## Start DATASET SECTION
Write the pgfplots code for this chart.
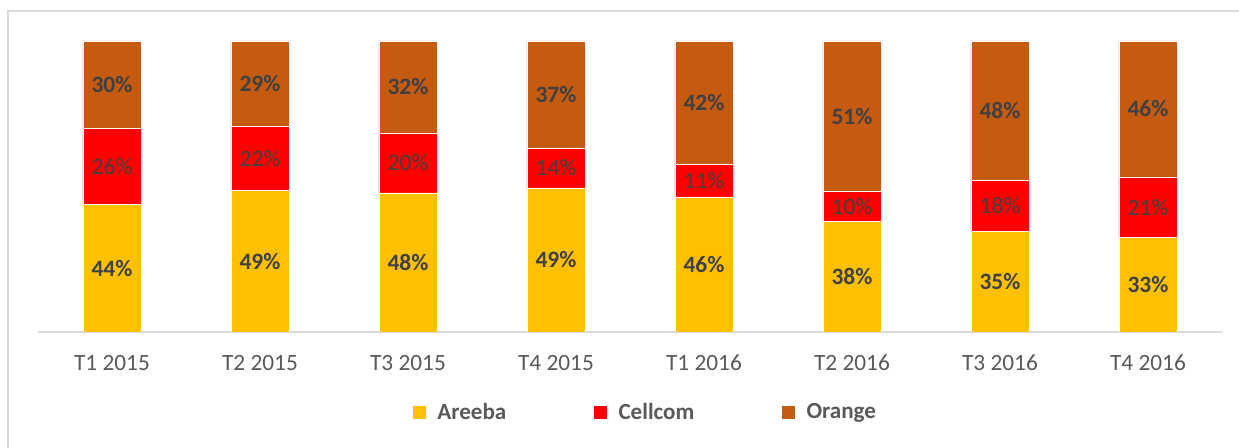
\documentclass[border=0pt]{standalone}
\usepackage{pgfplots}
\pgfplotsset{compat=1.18}
\usepackage{pgfplotstable}
\usepackage{fontspec}
\setmainfont{Carlito}
\definecolor{cyel}{HTML}{FFC000}
\definecolor{cred}{HTML}{FF0000}
\definecolor{corg}{HTML}{C55A11}
\definecolor{lblc}{HTML}{404040}
\definecolor{tickc}{HTML}{595959}
\definecolor{gridc}{HTML}{D9D9D9}
\pgfplotstableread{
x y lab
0 43.9 44
1 48.7 49
2 47.8 48
3 49.5 49
4 46.4 46
5 38.1 38
6 34.7 35
7 32.5 33
}\areeba
\pgfplotstableread{
x y lab
0 26.0 26
1 22.1 22
2 20.6 20
3 13.7 14
4 11.3 11
5 10.3 10
6 17.5 18
7 20.8 21
}\cellcom
\pgfplotstableread{
x y lab
0 30.1 30
1 29.2 29
2 31.6 32
3 36.8 37
4 42.3 42
5 51.6 51
6 47.8 48
7 46.7 46
}\orange
\begin{document}
\begin{tikzpicture}
\useasboundingbox (0,0) rectangle (929.25pt,336pt);
\draw[gridc, line width=1.2pt] (6pt,0) -- (6pt,327.75pt) -- (929.25pt,327.75pt);
\begin{axis}[
  at={(28.5pt,87pt)}, anchor=south west,
  scale only axis, width=888pt, height=218.25pt,
  ybar stacked, bar width=0.395,
  xmin=-0.5, xmax=7.5, ymin=0, ymax=100,
  axis y line=none,
  axis x line*=bottom,
  x axis line style={gridc, line width=1.2pt, -},
  xtick=data, xtick style={draw=none},
  xticklabels={T1 2015,T2 2015,T3 2015,T4 2015,T1 2016,T2 2016,T3 2016,T4 2016},
  xticklabel style={anchor=center, yshift=-23pt, text=tickc, font=\fontsize{17.5}{20}\selectfont},
  point meta=explicit symbolic,
  nodes near coords={\pgfplotspointmeta\%},
  nodes near coords align=center,
  every node near coord/.append style={anchor=center, text=lblc},
  legend columns=3,
  legend style={at={(0.3167,-0.275)}, anchor=west, draw=none, inner sep=0pt,
    font=\fontsize{17.3}{20}\selectfont\bfseries, text=tickc,
    /tikz/every even column/.append style={column sep=64pt}},
  legend image code/.code={\fill[#1,draw=none] (0pt,-4.875pt) rectangle (9.75pt,4.875pt); \path (16pt,0);},
]
\addplot[fill=cyel, draw=white, line width=0.3pt, nodes near coords style={font=\fontsize{17.6}{20}\selectfont\bfseries}] table[x=x,y=y,meta=lab] {\areeba};
\addplot[fill=cred, draw=white, line width=0.3pt, nodes near coords style={font=\fontsize{17.6}{20}\selectfont}] table[x=x,y=y,meta=lab] {\cellcom};
\addplot[fill=corg, draw=white, line width=0.3pt, nodes near coords style={font=\fontsize{17.6}{20}\selectfont\bfseries}] table[x=x,y=y,meta=lab] {\orange};
\legend{Areeba,Cellcom,Orange}
\end{axis}
\end{tikzpicture}
\end{document}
## End DATASET SECTION
▶ WORK REQUIRED
Return to the listing above and set it down exactly, leaving out its pictures.

▶ FULL OUTPUT
Write the pgfplots code for this chart.
\documentclass[border=0pt]{standalone}
\usepackage{pgfplots}
\pgfplotsset{compat=1.18}
\usepackage{pgfplotstable}
\usepackage{fontspec}
\setmainfont{Carlito}
\definecolor{cyel}{HTML}{FFC000}
\definecolor{cred}{HTML}{FF0000}
\definecolor{corg}{HTML}{C55A11}
\definecolor{lblc}{HTML}{404040}
\definecolor{tickc}{HTML}{595959}
\definecolor{gridc}{HTML}{D9D9D9}
\pgfplotstableread{
x y lab
0 43.9 44
1 48.7 49
2 47.8 48
3 49.5 49
4 46.4 46
5 38.1 38
6 34.7 35
7 32.5 33
}\areeba
\pgfplotstableread{
x y lab
0 26.0 26
1 22.1 22
2 20.6 20
3 13.7 14
4 11.3 11
5 10.3 10
6 17.5 18
7 20.8 21
}\cellcom
\pgfplotstableread{
x y lab
0 30.1 30
1 29.2 29
2 31.6 32
3 36.8 37
4 42.3 42
5 51.6 51
6 47.8 48
7 46.7 46
}\orange
\begin{document}
\begin{tikzpicture}
\useasboundingbox (0,0) rectangle (929.25pt,336pt);
\draw[gridc, line width=1.2pt] (6pt,0) -- (6pt,327.75pt) -- (929.25pt,327.75pt);
\begin{axis}[
  at={(28.5pt,87pt)}, anchor=south west,
  scale only axis, width=888pt, height=218.25pt,
  ybar stacked, bar width=0.395,
  xmin=-0.5, xmax=7.5, ymin=0, ymax=100,
  axis y line=none,
  axis x line*=bottom,
  x axis line style={gridc, line width=1.2pt, -},
  xtick=data, xtick style={draw=none},
  xticklabels={T1 2015,T2 2015,T3 2015,T4 2015,T1 2016,T2 2016,T3 2016,T4 2016},
  xticklabel style={anchor=center, yshift=-23pt, text=tickc, font=\fontsize{17.5}{20}\selectfont},
  point meta=explicit symbolic,
  nodes near coords={\pgfplotspointmeta\%},
  nodes near coords align=center,
  every node near coord/.append style={anchor=center, text=lblc},
  legend columns=3,
  legend style={at={(0.3167,-0.275)}, anchor=west, draw=none, inner sep=0pt,
    font=\fontsize{17.3}{20}\selectfont\bfseries, text=tickc,
    /tikz/every even column/.append style={column sep=64pt}},
  legend image code/.code={\fill[#1,draw=none] (0pt,-4.875pt) rectangle (9.75pt,4.875pt); \path (16pt,0);},
]
\addplot[fill=cyel, draw=white, line width=0.3pt, nodes near coords style={font=\fontsize{17.6}{20}\selectfont\bfseries}] table[x=x,y=y,meta=lab] {\areeba};
\addplot[fill=cred, draw=white, line width=0.3pt, nodes near coords style={font=\fontsize{17.6}{20}\selectfont}] table[x=x,y=y,meta=lab] {\cellcom};
\addplot[fill=corg, draw=white, line width=0.3pt, nodes near coords style={font=\fontsize{17.6}{20}\selectfont\bfseries}] table[x=x,y=y,meta=lab] {\orange};
\legend{Areeba,Cellcom,Orange}
\end{axis}
\end{tikzpicture}
\end{document}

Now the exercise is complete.